Description: The other important part of the loving snooze is to believe that you’ll check in with the snoozed items. By combining the loving snooze with pomodoros, you can check in at the start and end of any break, to see if there are any snoozed items that are important to work on during the break or next work session.
Exercise: Do the same exercise with an exeternal locus of attention, but put it on a timer of 5 minutes of exercise followed by 1 minute of break. Use the breaks and start of the next 5 minutes to check if any snoozed items take precedence.

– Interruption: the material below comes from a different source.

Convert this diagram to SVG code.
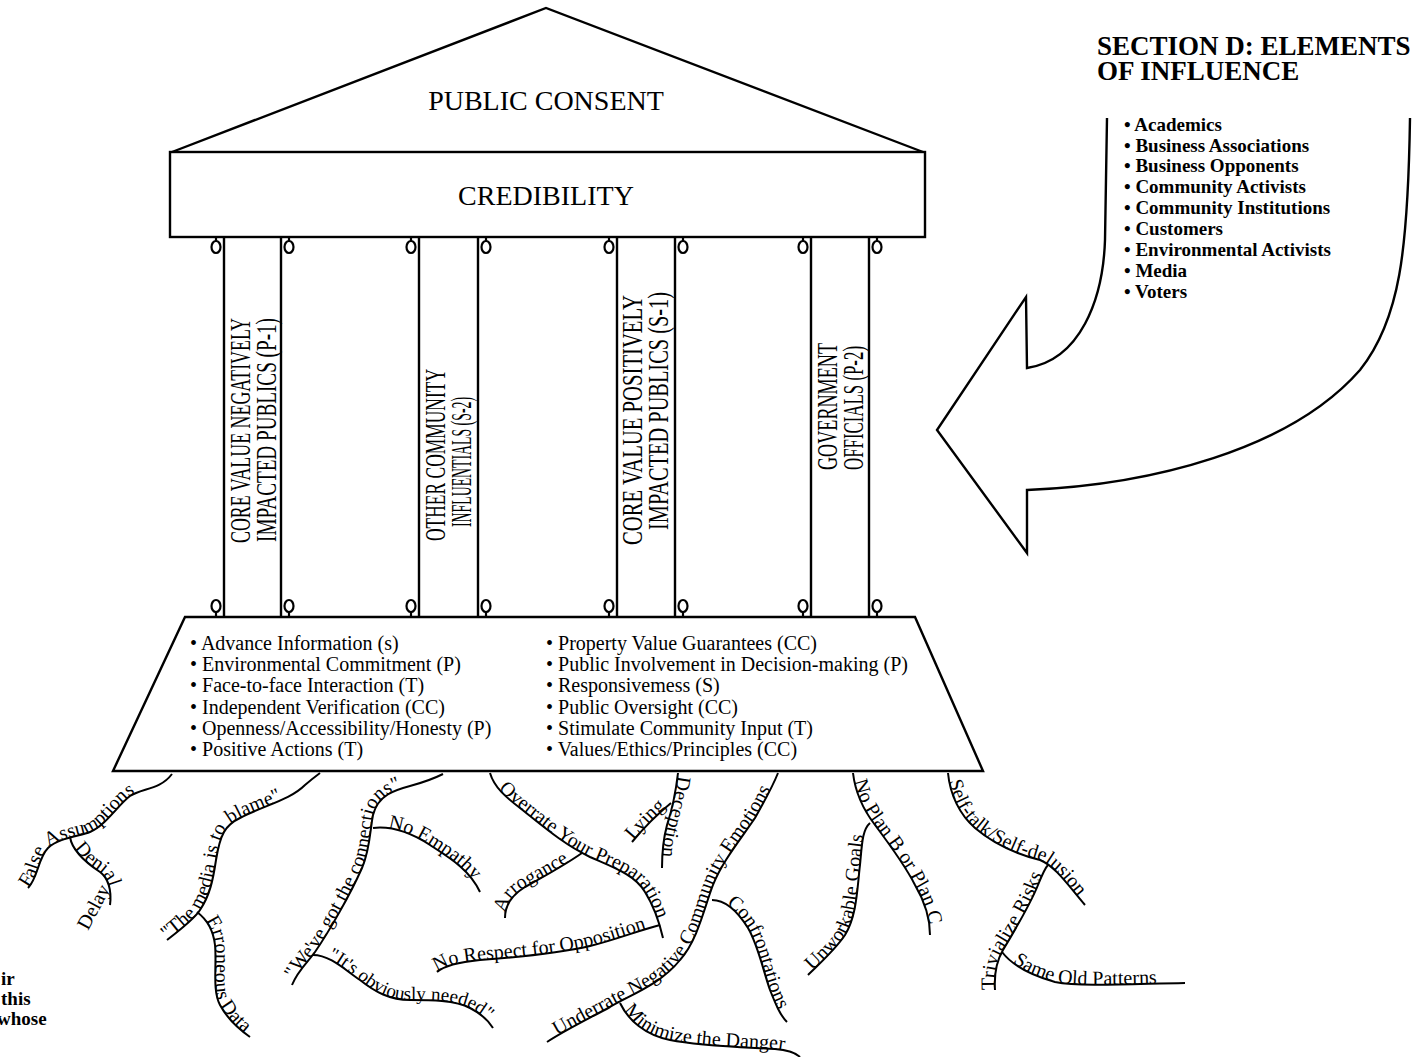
<svg xmlns="http://www.w3.org/2000/svg" xmlns:xlink="http://www.w3.org/1999/xlink" width="1420" height="1057" viewBox="0 0 1420 1057">
<style>
.ln{fill:none;stroke:#000;stroke-width:2.4;stroke-linejoin:miter}
.root{fill:none;stroke:#000;stroke-width:2}
.hk{fill:none;stroke:#000;stroke-width:2.2}
text{font-family:"Liberation Serif","Times New Roman",serif;fill:#000}
.rt{font-size:20px}
.col{font-size:29px}
.bt{font-size:20px}
.hd{font-size:27px;font-weight:bold}
.li{font-size:19px;font-weight:bold}
.big{font-size:28px}
</style>
<defs>
<g id="hkT"><line x1="0" y1="237" x2="0" y2="241" class="hk"/><ellipse cx="0" cy="247" rx="4.5" ry="6" class="hk"/></g>
<g id="hkB"><ellipse cx="0" cy="606" rx="4.5" ry="6" class="hk"/><line x1="0" y1="612" x2="0" y2="617" class="hk"/></g>
<path id="r_false" d="M28,888 C38,878 38,858 48,848 C58,838 80,836 90,832 C105,826 118,805 130,796 C142,788 160,790 172,774"/>
<path id="r_denial" d="M70,837 C72,850 85,862 100,872 C108,878 112,890 110,905"/>
<path id="r_media" d="M167,940 C180,930 195,918 200,910 C210,895 213,880 216,860 C220,835 225,825 240,818 C265,805 290,800 305,785 C312,779 316,776 320,773"/>
<path id="r_erroneous" d="M197,912 C205,918 213,928 215,945 C217,965 212,990 220,1005 C228,1020 240,1030 250,1037"/>
<path id="r_connections" d="M292,985 C298,970 308,962 315,952 C330,930 350,895 362,868 C370,850 370,830 373,815 C378,795 395,790 410,786 C425,782 435,778 443,774"/>
<path id="r_empathy" d="M373,828 C390,826 410,832 430,845 C450,858 470,870 480,892"/>
<path id="r_needed" d="M313,955 C330,955 345,970 360,980 C375,992 390,1000 410,1000 C430,1000 455,1000 470,1008 C480,1013 488,1020 493,1028"/>
<path id="r_overrate" d="M490,773 C495,790 510,800 525,812 C545,828 565,845 590,857 C615,868 635,875 645,892 C655,908 660,925 663,938"/>
<path id="r_arrogance" d="M505,918 C505,905 512,895 525,887 C545,876 565,865 582,853"/>
<path id="r_respect" d="M437,972 C445,965 460,962 480,960 C520,957 560,953 590,946 C615,940 640,930 660,925"/>
<path id="r_lying" d="M632,842 C642,830 655,816 671,803"/>
<path id="r_deception" d="M678,773 C676,790 672,810 667,825 C663,840 662,855 662,868"/>
<path id="r_underrate" d="M547,1042 C565,1030 590,1018 610,1007 C630,995 660,985 680,960 C698,940 705,905 713,885 C722,862 740,840 755,818 C765,800 772,788 778,773"/>
<path id="r_minimize" d="M620,1003 C628,1020 645,1035 670,1040 C700,1046 740,1047 775,1049 C788,1050 796,1053 800,1057"/>
<path id="r_confront" d="M712,900 C725,900 738,912 748,928 C758,945 763,970 770,990 C776,1005 780,1015 787,1022"/>
<path id="r_planb" d="M853,773 C855,790 862,808 875,825 C890,845 905,865 915,885 C925,902 930,918 930,935"/>
<path id="r_unworkable" d="M808,975 C818,965 835,950 845,935 C857,915 857,890 860,865 C862,845 862,830 870,823"/>
<path id="r_self" d="M948,773 C950,795 960,815 975,828 C995,845 1020,855 1040,860 C1055,866 1068,885 1085,905"/>
<path id="r_trivial" d="M995,990 C994,975 996,962 1003,950 C1015,930 1030,905 1038,885 C1042,875 1045,868 1048,865"/>
<path id="r_same" d="M1002,952 C1012,965 1030,975 1055,982 C1080,987 1130,984 1185,983"/>
</defs>
<rect x="0" y="0" width="1420" height="1057" fill="#fff"/>

<g id="roof">
<polyline class="ln" points="172,152 546,8 923,152"/>
<text class="big" x="546" y="110" text-anchor="middle">PUBLIC CONSENT</text>
</g>
<g id="entablature">
<rect class="ln" x="170" y="152" width="755" height="85" fill="#fff"/>
<text class="big" x="546" y="205" text-anchor="middle">CREDIBILITY</text>
</g>

<g id="column-p1">
<line class="ln" x1="224" y1="237" x2="224" y2="617"/><line class="ln" x1="281" y1="237" x2="281" y2="617"/>
<use href="#hkT" x="216"/><use href="#hkT" x="289"/><use href="#hkB" x="216"/><use href="#hkB" x="289"/>
<text class="col" transform="translate(250,543) rotate(-90)" textLength="225" lengthAdjust="spacingAndGlyphs">CORE VALUE NEGATIVELY</text>
<text class="col" transform="translate(276,542) rotate(-90)" textLength="224" lengthAdjust="spacingAndGlyphs">IMPACTED PUBLICS (P-1)</text>
</g>
<g id="column-s2">
<line class="ln" x1="419" y1="237" x2="419" y2="617"/><line class="ln" x1="478" y1="237" x2="478" y2="617"/>
<use href="#hkT" x="411"/><use href="#hkT" x="486"/><use href="#hkB" x="411"/><use href="#hkB" x="486"/>
<text class="col" transform="translate(445,541) rotate(-90)" textLength="172" lengthAdjust="spacingAndGlyphs">OTHER COMMUNITY</text>
<text class="col" transform="translate(471,527) rotate(-90)" textLength="130" lengthAdjust="spacingAndGlyphs">INFLUENTIALS (S-2)</text>
</g>
<g id="column-s1">
<line class="ln" x1="617" y1="237" x2="617" y2="617"/><line class="ln" x1="675" y1="237" x2="675" y2="617"/>
<use href="#hkT" x="609"/><use href="#hkT" x="683"/><use href="#hkB" x="609"/><use href="#hkB" x="683"/>
<text class="col" transform="translate(642,545) rotate(-90)" textLength="250" lengthAdjust="spacingAndGlyphs">CORE VALUE POSITIVELY</text>
<text class="col" transform="translate(668,530) rotate(-90)" textLength="238" lengthAdjust="spacingAndGlyphs">IMPACTED PUBLICS (S-1)</text>
</g>
<g id="column-p2">
<line class="ln" x1="811" y1="237" x2="811" y2="617"/><line class="ln" x1="869" y1="237" x2="869" y2="617"/>
<use href="#hkT" x="803"/><use href="#hkT" x="877"/><use href="#hkB" x="803"/><use href="#hkB" x="877"/>
<text class="col" transform="translate(837,470) rotate(-90)" textLength="127" lengthAdjust="spacingAndGlyphs">GOVERNMENT</text>
<text class="col" transform="translate(863,470) rotate(-90)" textLength="124" lengthAdjust="spacingAndGlyphs">OFFICIALS (P-2)</text>
</g>

<g id="base">
<polygon class="ln" points="185,617 915,617 983,771 113,771" fill="#fff"/>
<text class="bt" x="190" y="650">• Advance Information (s)</text>
<text class="bt" x="190" y="671">• Environmental Commitment (P)</text>
<text class="bt" x="190" y="692">• Face-to-face Interaction (T)</text>
<text class="bt" x="190" y="714">• Independent Verification (CC)</text>
<text class="bt" x="190" y="735">• Openness/Accessibility/Honesty (P)</text>
<text class="bt" x="190" y="756">• Positive Actions (T)</text>
<text class="bt" x="546" y="650">• Property Value Guarantees (CC)</text>
<text class="bt" x="546" y="671">• Public Involvement in Decision-making (P)</text>
<text class="bt" x="546" y="692">• Responsivemess (S)</text>
<text class="bt" x="546" y="714">• Public Oversight (CC)</text>
<text class="bt" x="546" y="735">• Stimulate Community Input (T)</text>
<text class="bt" x="546" y="756">• Values/Ethics/Principles (CC)</text>
</g>

<g id="section-d">
<text class="hd" x="1097" y="55">SECTION D: ELEMENTS</text>
<text class="hd" x="1097" y="80">OF INFLUENCE</text>
<text class="li" x="1124" y="131">• Academics</text>
<text class="li" x="1124" y="152">• Business Associations</text>
<text class="li" x="1124" y="172">• Business Opponents</text>
<text class="li" x="1124" y="193">• Community Activists</text>
<text class="li" x="1124" y="214">• Community Institutions</text>
<text class="li" x="1124" y="235">• Customers</text>
<text class="li" x="1124" y="256">• Environmental Activists</text>
<text class="li" x="1124" y="277">• Media</text>
<text class="li" x="1124" y="298">• Voters</text>
</g>
<g id="influence-arrow">
<path class="ln" d="M1107,118 L1105,240 C1103,300 1080,360 1027,368 L1026,297 L937,430 L1027,553 L1027,490 C1150,485 1290,450 1360,370 C1400,320 1408,250 1410,118"/>
</g>

<g id="left-note">
<text class="li" x="1" y="985">ir</text>
<text class="li" x="1" y="1005">this</text>
<text class="li" x="-3" y="1025">whose</text>
</g>

<g id="connectors">
<use href="#r_false" class="root"/><use href="#r_denial" class="root"/><use href="#r_media" class="root"/>
<use href="#r_erroneous" class="root"/><use href="#r_connections" class="root"/><use href="#r_empathy" class="root"/>
<use href="#r_needed" class="root"/><use href="#r_overrate" class="root"/><use href="#r_arrogance" class="root"/>
<use href="#r_respect" class="root"/><use href="#r_lying" class="root"/><use href="#r_deception" class="root"/>
<use href="#r_underrate" class="root"/><use href="#r_minimize" class="root"/><use href="#r_confront" class="root"/>
<use href="#r_planb" class="root"/><use href="#r_unworkable" class="root"/><use href="#r_self" class="root"/>
<use href="#r_trivial" class="root"/><use href="#r_same" class="root"/>
<text class="rt"><textPath href="#r_false" startOffset="0">False Assumptions</textPath></text>
<text class="rt"><textPath href="#r_denial" startOffset="12">Denial</textPath></text>
<text class="rt" transform="translate(88,931) rotate(-62)">Delay</text>
<text class="rt"><textPath href="#r_media" startOffset="0">"The media is to blame"</textPath></text>
<text class="rt"><textPath href="#r_erroneous" startOffset="12">Erroneous Data</textPath></text>
<text class="rt"><textPath href="#r_connections" startOffset="6">"We've got the connections"</textPath></text>
<text class="rt"><textPath href="#r_empathy" startOffset="15">No Empathy</textPath></text>
<text class="rt" style="font-size:19px"><textPath href="#r_needed" startOffset="15">"It's obviously needed"</textPath></text>
<text class="rt"><textPath href="#r_overrate" startOffset="18">Overrate Your Preparation</textPath></text>
<text class="rt"><textPath href="#r_arrogance" startOffset="5">Arrogance</textPath></text>
<text class="rt"><textPath href="#r_respect" startOffset="0">No Respect for Opposition</textPath></text>
<text class="rt"><textPath href="#r_lying" startOffset="2">Lying</textPath></text>
<text class="rt"><textPath href="#r_deception" startOffset="3">Deception</textPath></text>
<text class="rt"><textPath href="#r_underrate" startOffset="12">Underrate Negative Community Emotions</textPath></text>
<text class="rt"><textPath href="#r_minimize" startOffset="8">Minimize the Danger</textPath></text>
<text class="rt"><textPath href="#r_confront" startOffset="15">Confrontations</textPath></text>
<text class="rt"><textPath href="#r_planb" startOffset="8">No Plan B or Plan C</textPath></text>
<text class="rt"><textPath href="#r_unworkable" startOffset="6">Unworkable Goals</textPath></text>
<text class="rt"><textPath href="#r_self" startOffset="8">Self-talk/Self-delusion</textPath></text>
<text class="rt"><textPath href="#r_trivial" startOffset="0">Trivialize Risks</textPath></text>
<text class="rt"><textPath href="#r_same" startOffset="15">Same Old Patterns</textPath></text>
</g>
</svg>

Reflex: If Pomodoro Break Starts/ Pomodoro Break Ends then Revisit Snoozed Intentions
For 10 minutes, you’ll focus on an external locus of attention
Notice bids for attention, and use your loving snooze move.
If you get anxiety about remembering, right the actions down.
At the end of the meditation, take 2 minutes to review your snoozed items and see if any of them feel important to attend to.
Deliberate Work Session Exercise
Choose a single item you’d like to focus on for a 25 minute pomodoro
Deliberately make your work area distracting, open documents and create reminders for other projects, open distracting tabs like facebook, etc.
Begin to work, and as bids for attention come up, use your loving snooze move, and write them down if necessary.
At the end of the pomodoro, use the pomodoro break to come back to any bids for attention and see if they’re still important.
Conscious Work Session Exercise
Go through a normal work session, using pomodoros.
At the end of each work session, ask yourself if you succesfully used this cognitive strategy when you needed it. Ask yourself what was good about your form, and what needed to be improved.
Try to remain a bit more conscious of these items in your next pomodoro.